I originally went to the Arctic through a Mellon Foundation Scholarship as part of my performance practice.
My research intersects site particular decolonizing performance research, embodiment studies, ecological critique. I wanted to examine, through theoretical and practice-based research, how site particular interactive performance can be a tool for creating an embodied sense of one’s connection to the surrounding ecology in urban communities in Southern Canada while making present the colonial violence that aims to disconnect relations between Indigenous people and the land and between settler Canadians and their colonial white supramcist histories and that shape what relations can be..
I questioned how site particular participatory performances in urban watersheds can be a tool for developing a felt ecological embodiment. I will question how site based participatory performance piece create a knowing and feeling of a certain place? How do we get along performatively with systems and objects that can always surprise us? How might it be possible to know about things indirectly without the pressure of centering any one thing (especially the “human”)? This research will examine and further develop research on site based performance practice and focus on site particular research as a tool for affecting a felt sense of our enmeshed ecology.
Below is a description of the performance project:
I have been offered a place in the 6 week Pangnirtung (on Baffin Island in the Canadian Arctic) summer research program offered by the Native American studies and Faculty of the Environment through the University of Manitoba in Winnipeg. I will participate in embodying practices of the Inuit (hunting, fishing, storytelling, dance and will also teach dance classes in exchange). I will examine myself as I learn from the embodying practices of the Inuit. Pangirtung is a place where long term studies on climate change effects on the Inuit have been documented. Birds such as robins from Southern Canada have been spotted and the community has documented its first lightening and thunder storm. It is also a community where Inuit traditional knowledge, language and practices thrive even as they have been greatly impacted by colonization
From the Canadian Arctic I will travel to Southern most area of Canada where I have been commissioned to create a site particular performance along the edge of the Antler River (Thames Valley Watershed) in London Ontario. This area of Canada is marked by widespread industrial agriculture. Over fifty percent of the population was not born in the watershed.
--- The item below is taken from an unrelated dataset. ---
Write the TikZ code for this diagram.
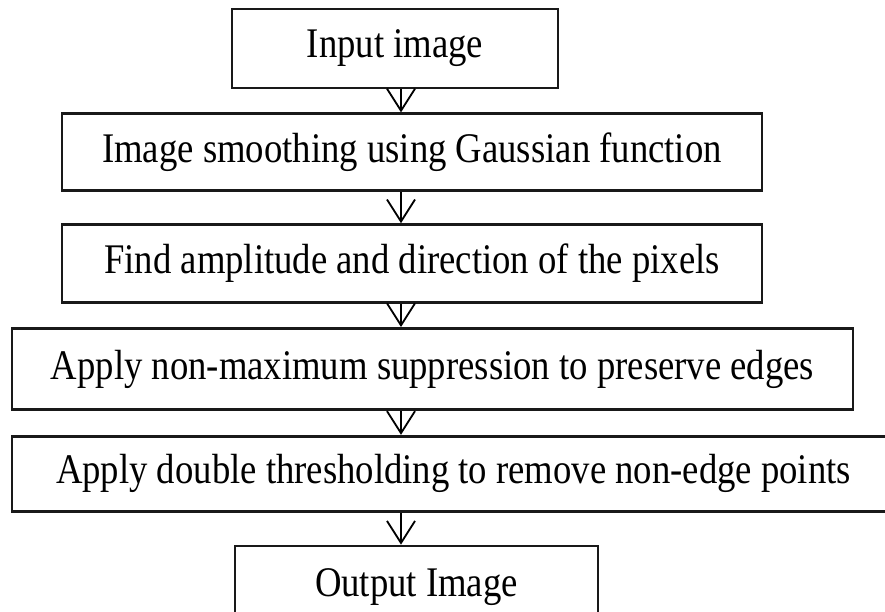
\documentclass[tikz,border=0pt]{standalone}
\usepackage{fontspec}
\setmainfont{Liberation Serif}[FakeStretch=0.87]
\usetikzlibrary{positioning,arrows.meta}

\begin{document}
\begin{tikzpicture}[>={Straight Barb[length=0.55cm,width=0.7cm]},
    stage/.style={draw=black!90, line width=2pt, rectangle, minimum height=1.95cm, font=\fontsize{30}{32}\selectfont, align=center, inner sep=0pt},
    flow/.style={->, line width=1.3pt}]

  \useasboundingbox (0,0) rectangle (22.125,-15.3);
  \clip (0,0) rectangle (22.125,-15.3);

  \node[stage, minimum width=8.15cm, minimum height=1.975cm] (input) at (9.875,-1.2125) {Input image};
  \node[stage, minimum width=17.5cm, minimum height=1.925cm, below=0.575cm of input, xshift=0.425cm] (smooth) {Image smoothing using Gaussian function};
  \node[stage, minimum width=17.5cm, below=0.775cm of smooth] (grad) {Find amplitude and direction of the pixels};
  \node[stage, minimum width=21.025cm, minimum height=2.025cm, below=0.575cm of grad, xshift=0.5125cm] (nms) {Apply non-maximum suppression to preserve edges};
  \node[stage, minimum width=22.075cm, minimum height=1.875cm, below=0.6cm of nms, xshift=0.525cm] (thresh) {Apply double thresholding to remove non-edge points};
  \node[stage, minimum width=9.075cm, minimum height=2.075cm, below=0.8cm of thresh, xshift=-0.925cm] (output) {Output Image};

  \draw[flow] (input.south -| 10.025,0) -- (smooth.north -| 10.025,0);
  \draw[flow] (smooth.south -| 10.025,0) -- (grad.north -| 10.025,0);
  \draw[flow] (grad.south -| 10.025,0) -- (nms.north -| 10.025,0);
  \draw[flow] (nms.south -| 10.025,0) -- (thresh.north -| 10.025,0);
  \draw[flow] (thresh.south -| 10.025,0) -- (output.north -| 10.025,0);
\end{tikzpicture}
\end{document}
Using video, Skype technology, images and stories I will bring together these two distinct communities through performance. I will question how site based participatory performance pieces create a knowing and feeling of a certain place? How do we get along performatively with systems and objects that can always surprise us? How might it be possible to know about things indirectly without the pressure of centering any one thing (especially the “human”)? How does performance offer a place for multiple worldings to emerge as a becoming with (without understanding)? How does site particular performance allow people to feel touched by the materiality of particular place? In being touched by a place how does it change our obligation towards it? This research will examine and further develop research on site based performance practice and focus on site particular research as a tool for affecting a felt sense of our enmeshed ecology.